Available data
☆ ☆ ☆

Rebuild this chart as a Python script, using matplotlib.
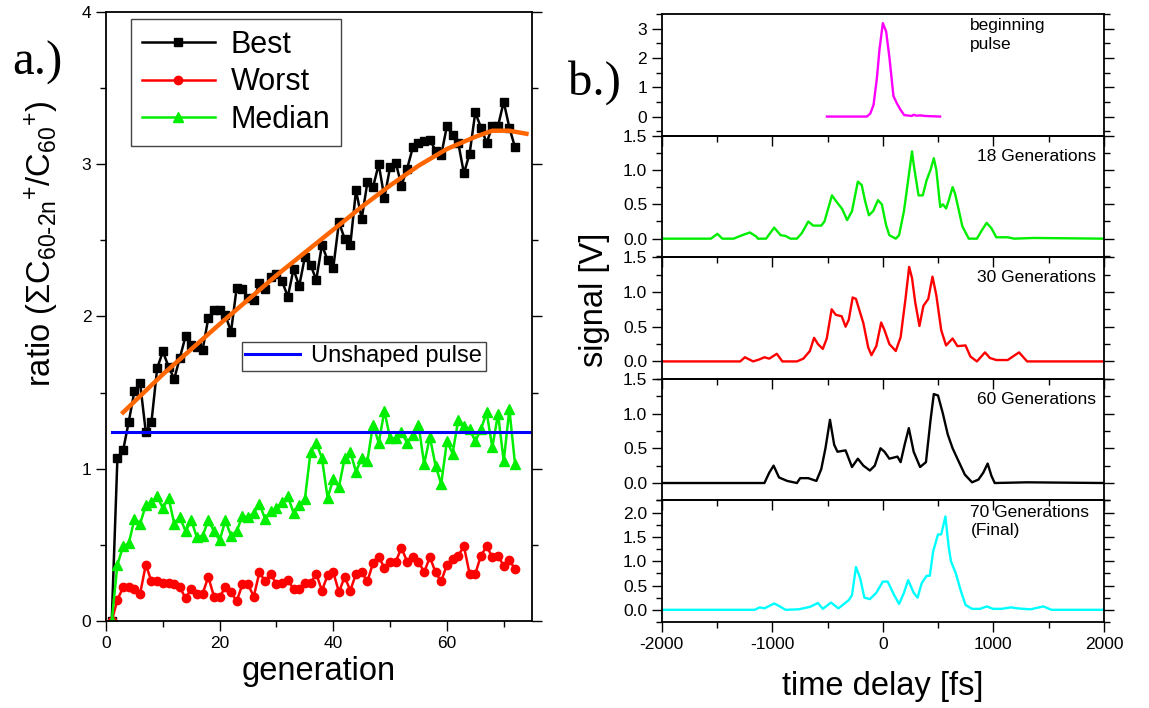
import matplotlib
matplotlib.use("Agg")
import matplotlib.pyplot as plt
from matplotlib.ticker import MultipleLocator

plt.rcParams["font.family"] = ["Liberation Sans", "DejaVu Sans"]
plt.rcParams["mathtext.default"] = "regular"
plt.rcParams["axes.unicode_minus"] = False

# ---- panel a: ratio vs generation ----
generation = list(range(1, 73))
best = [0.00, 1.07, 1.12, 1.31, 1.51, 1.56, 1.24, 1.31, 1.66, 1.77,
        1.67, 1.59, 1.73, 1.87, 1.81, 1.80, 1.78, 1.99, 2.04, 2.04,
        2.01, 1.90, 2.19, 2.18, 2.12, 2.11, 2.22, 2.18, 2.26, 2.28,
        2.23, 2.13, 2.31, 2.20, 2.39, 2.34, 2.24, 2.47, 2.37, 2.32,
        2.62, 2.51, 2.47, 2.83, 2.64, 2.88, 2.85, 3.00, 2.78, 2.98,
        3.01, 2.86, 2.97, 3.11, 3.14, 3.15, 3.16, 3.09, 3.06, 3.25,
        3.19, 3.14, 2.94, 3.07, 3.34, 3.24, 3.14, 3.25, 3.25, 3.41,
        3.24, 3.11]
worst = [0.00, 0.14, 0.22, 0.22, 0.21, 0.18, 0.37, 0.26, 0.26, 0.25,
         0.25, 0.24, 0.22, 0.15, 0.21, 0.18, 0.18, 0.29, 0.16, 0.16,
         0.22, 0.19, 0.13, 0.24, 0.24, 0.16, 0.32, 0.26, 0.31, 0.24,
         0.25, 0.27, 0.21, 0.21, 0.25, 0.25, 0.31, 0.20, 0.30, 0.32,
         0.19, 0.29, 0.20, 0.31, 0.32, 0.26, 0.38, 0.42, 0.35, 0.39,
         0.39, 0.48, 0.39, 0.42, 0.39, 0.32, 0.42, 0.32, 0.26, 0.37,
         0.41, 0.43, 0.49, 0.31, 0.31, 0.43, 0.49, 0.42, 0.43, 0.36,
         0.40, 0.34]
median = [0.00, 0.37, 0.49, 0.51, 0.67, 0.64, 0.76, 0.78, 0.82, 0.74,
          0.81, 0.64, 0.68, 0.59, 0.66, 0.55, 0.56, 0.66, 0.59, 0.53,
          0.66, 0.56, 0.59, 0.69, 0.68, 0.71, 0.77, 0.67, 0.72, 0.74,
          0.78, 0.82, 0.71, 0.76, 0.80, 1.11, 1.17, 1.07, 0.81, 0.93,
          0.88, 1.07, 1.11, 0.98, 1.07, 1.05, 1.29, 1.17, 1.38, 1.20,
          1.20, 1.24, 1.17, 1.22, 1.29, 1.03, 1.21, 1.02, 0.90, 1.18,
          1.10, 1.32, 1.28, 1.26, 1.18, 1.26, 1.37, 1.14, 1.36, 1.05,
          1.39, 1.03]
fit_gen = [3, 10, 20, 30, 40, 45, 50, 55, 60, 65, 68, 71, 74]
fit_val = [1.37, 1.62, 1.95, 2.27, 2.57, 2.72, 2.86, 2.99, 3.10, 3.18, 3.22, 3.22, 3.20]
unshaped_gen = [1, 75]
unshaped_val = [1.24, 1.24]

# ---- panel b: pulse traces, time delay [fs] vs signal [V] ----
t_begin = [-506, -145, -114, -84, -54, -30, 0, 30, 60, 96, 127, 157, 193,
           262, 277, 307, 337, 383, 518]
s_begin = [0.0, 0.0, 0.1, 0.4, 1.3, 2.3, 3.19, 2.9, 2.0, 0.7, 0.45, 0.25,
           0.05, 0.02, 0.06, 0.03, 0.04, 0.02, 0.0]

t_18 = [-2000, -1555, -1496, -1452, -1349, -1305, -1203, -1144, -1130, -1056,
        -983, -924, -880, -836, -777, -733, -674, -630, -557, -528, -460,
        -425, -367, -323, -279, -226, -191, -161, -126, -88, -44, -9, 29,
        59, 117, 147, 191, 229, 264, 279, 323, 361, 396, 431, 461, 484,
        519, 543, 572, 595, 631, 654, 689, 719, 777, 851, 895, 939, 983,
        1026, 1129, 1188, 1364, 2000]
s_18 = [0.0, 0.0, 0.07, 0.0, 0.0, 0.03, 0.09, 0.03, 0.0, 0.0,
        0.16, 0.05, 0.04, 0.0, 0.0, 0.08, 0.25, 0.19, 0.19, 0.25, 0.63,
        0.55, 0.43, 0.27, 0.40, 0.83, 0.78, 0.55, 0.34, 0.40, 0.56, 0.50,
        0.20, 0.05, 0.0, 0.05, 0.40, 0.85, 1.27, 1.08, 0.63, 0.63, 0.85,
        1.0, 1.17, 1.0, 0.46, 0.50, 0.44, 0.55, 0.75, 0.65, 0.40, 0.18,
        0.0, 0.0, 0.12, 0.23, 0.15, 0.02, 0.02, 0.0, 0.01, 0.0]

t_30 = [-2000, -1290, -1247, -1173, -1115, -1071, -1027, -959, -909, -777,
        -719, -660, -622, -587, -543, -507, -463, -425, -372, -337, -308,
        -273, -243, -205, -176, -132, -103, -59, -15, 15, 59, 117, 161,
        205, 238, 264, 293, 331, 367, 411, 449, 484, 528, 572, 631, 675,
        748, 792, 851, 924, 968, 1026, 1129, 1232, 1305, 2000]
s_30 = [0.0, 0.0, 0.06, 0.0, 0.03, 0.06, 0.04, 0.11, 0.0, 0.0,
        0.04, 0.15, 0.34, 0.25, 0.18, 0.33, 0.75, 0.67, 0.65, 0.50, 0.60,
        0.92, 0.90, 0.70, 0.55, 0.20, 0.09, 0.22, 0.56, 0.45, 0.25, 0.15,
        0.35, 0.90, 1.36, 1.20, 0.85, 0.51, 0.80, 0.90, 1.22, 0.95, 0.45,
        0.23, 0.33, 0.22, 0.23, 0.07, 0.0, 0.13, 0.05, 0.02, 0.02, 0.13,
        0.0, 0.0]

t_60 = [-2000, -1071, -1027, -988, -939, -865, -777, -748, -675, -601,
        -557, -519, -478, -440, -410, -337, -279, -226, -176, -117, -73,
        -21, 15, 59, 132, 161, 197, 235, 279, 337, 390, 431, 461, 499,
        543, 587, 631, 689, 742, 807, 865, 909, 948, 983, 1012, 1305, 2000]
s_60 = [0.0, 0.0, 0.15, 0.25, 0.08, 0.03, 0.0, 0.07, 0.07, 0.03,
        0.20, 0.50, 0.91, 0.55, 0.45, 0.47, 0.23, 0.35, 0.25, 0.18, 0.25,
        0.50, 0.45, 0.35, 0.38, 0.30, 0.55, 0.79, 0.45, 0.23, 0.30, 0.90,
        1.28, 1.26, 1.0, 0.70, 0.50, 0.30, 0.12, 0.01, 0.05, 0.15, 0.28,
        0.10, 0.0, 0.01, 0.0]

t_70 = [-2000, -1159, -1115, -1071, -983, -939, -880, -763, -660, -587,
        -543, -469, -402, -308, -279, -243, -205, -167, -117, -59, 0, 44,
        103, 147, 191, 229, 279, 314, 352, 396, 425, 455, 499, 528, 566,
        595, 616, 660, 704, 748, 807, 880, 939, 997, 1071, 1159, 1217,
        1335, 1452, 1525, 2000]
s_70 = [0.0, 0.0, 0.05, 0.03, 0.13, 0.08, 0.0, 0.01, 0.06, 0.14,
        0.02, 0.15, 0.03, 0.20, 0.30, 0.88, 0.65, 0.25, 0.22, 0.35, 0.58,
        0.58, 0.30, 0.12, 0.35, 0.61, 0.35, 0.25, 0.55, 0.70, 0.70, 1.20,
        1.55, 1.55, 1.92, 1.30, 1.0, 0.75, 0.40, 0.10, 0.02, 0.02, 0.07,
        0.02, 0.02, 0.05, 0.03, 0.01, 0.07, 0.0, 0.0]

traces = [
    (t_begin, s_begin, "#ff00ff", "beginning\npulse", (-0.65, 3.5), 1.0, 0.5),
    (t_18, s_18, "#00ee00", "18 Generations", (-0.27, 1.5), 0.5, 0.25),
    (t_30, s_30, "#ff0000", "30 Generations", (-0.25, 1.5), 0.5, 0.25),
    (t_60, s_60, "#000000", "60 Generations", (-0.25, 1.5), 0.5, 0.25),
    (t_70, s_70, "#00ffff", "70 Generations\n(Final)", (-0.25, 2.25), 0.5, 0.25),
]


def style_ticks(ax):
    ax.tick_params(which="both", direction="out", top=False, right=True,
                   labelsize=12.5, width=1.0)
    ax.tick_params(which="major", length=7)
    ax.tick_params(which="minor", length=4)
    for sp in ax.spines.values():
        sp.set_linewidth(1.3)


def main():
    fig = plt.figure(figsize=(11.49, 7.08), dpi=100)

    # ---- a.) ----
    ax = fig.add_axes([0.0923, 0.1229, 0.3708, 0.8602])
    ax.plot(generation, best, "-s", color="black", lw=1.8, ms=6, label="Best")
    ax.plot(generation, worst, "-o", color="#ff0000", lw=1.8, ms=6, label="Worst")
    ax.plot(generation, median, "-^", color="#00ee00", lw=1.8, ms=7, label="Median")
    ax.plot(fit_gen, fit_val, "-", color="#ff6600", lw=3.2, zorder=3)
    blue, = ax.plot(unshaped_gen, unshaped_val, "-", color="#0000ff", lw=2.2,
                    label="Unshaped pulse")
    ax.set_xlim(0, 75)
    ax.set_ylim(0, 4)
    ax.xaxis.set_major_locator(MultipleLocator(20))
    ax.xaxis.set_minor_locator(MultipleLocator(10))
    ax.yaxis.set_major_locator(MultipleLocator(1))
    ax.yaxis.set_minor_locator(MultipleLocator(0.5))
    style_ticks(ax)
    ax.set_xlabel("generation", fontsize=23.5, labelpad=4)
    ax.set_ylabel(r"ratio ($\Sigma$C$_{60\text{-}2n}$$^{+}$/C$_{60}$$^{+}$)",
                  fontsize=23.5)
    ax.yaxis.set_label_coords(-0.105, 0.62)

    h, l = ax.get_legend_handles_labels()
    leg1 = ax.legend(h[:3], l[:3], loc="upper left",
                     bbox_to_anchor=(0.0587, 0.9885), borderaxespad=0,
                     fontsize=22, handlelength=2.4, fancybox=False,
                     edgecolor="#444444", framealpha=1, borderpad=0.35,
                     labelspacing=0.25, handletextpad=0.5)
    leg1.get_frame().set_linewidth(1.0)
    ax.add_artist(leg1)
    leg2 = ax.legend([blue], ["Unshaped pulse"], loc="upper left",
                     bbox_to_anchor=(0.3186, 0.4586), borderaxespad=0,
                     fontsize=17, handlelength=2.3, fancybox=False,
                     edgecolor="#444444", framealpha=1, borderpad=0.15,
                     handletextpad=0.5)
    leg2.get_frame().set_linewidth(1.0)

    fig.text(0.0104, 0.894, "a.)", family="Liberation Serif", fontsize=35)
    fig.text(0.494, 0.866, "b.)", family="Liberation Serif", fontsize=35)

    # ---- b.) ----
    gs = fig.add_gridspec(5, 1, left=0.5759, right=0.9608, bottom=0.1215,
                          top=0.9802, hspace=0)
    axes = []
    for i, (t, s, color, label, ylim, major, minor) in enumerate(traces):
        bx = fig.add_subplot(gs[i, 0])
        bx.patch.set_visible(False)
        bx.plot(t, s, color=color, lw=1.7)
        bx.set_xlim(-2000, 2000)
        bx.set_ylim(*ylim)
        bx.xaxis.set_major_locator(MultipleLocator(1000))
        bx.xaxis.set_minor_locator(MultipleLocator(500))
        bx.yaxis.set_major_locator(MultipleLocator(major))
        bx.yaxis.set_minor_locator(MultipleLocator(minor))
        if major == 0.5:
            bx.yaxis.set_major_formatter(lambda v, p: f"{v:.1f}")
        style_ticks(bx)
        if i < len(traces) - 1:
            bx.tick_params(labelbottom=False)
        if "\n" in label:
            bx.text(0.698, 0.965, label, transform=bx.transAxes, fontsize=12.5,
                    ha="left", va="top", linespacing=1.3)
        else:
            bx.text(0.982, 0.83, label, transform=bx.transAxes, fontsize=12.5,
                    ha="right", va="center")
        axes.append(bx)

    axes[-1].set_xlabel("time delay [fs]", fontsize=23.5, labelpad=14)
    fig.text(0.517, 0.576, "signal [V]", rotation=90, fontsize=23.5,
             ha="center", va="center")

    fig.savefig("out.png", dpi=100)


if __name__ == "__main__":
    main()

☆ ☆ ☆

Goal
Return, unchanged, the lines from the first line of the material through the line that holds "from matplotlib.ticker import MultipleLocator", inclusive, omitting pictures.

Result for this exercise
Rebuild this chart as a Python script, using matplotlib.
import matplotlib
matplotlib.use("Agg")
import matplotlib.pyplot as plt
from matplotlib.ticker import MultipleLocator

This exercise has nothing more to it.